Después de muchos años he vuelto a mi pueblo. Y me levanto muy temprano, salgo a la calle, y en el cielo brilla Venus, y aún se ven estrellas y la luna, que tiene un cerco muy amplio. Salgo al llano del cura, donde de niños jugábamos al escondite, o veíamos la única televisión del barrio, la del maestro, a través de las rejas de su ventana, un programa que se llamaba Galas del Sábado o algo parecido.

Era nuestro lugar de encuentro, aquellas lejanas noches de verano, cuando dejábamos para el día siguiente los tebeos del Jabato o del Capitán Trueno, porque ya no se veía con la luz escasa de la bombilla que a duras penas espantaba las sombras del portal de la casa donde vivía el cura.

Ese portal todavía existe, y la soledad es la misma en estas madrugadas que las de aquellas lejanas noches de verano, y huele igual que olía hace cincuenta años por esta época, un olor de leña que arde, olor a pimentón, a chamusquina, a ajo, a morcilla recién embutida, olor a matanza de cerdo, que era como una fiesta para todos, menos para el cerdo.

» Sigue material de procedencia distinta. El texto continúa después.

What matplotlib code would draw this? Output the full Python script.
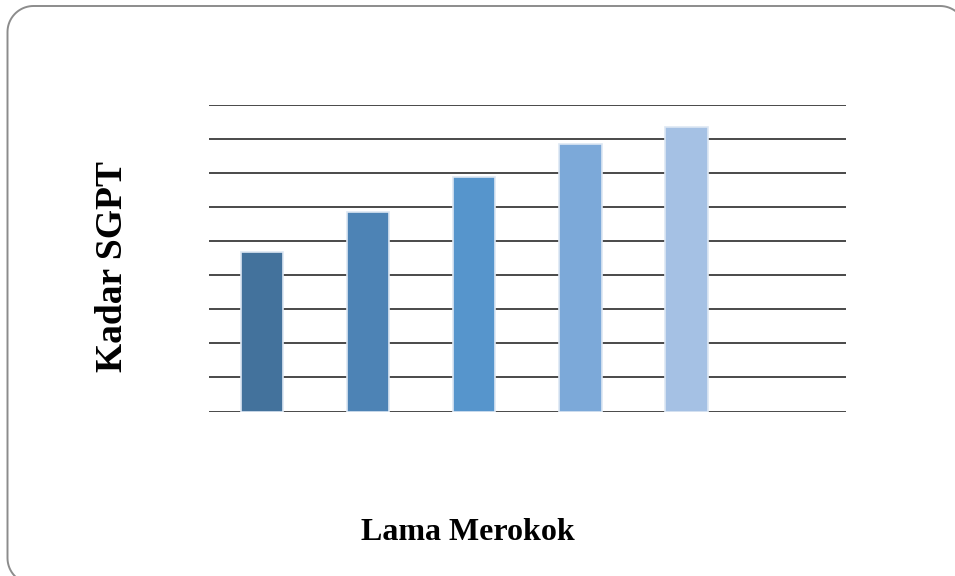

En definitiva, huele a pueblo, y en el claroscuro de una calle se aprecia el fantasma de la misma escuela a la que íbamos los niños de entonces, y me abstraigo, y entonces oigo las voces, los gritos, la algarabía de los niños , y percibo los pálidos fantasmas de aquellos escolares, y mi propio fantasma de niño, del niño que aún vive dentro de mí, que aún vaga por las calles del pueblo que siguen como entonces, sobre todo a estas horas del alba, cuando no hay coches y sólo el ruido de los gallos y la presencia oscura de los gatos, están ahí, latiendo, como un corazón del pasado, ante de que despierte el mundo y se abra su ventana loca y nos enseñe la turbulenta realidad del presente, que no es peor que la turbulencia del pasado, pero entonces no se abrían de forma tan rotunda ninguna ventana, y menos a la mirada de los niños.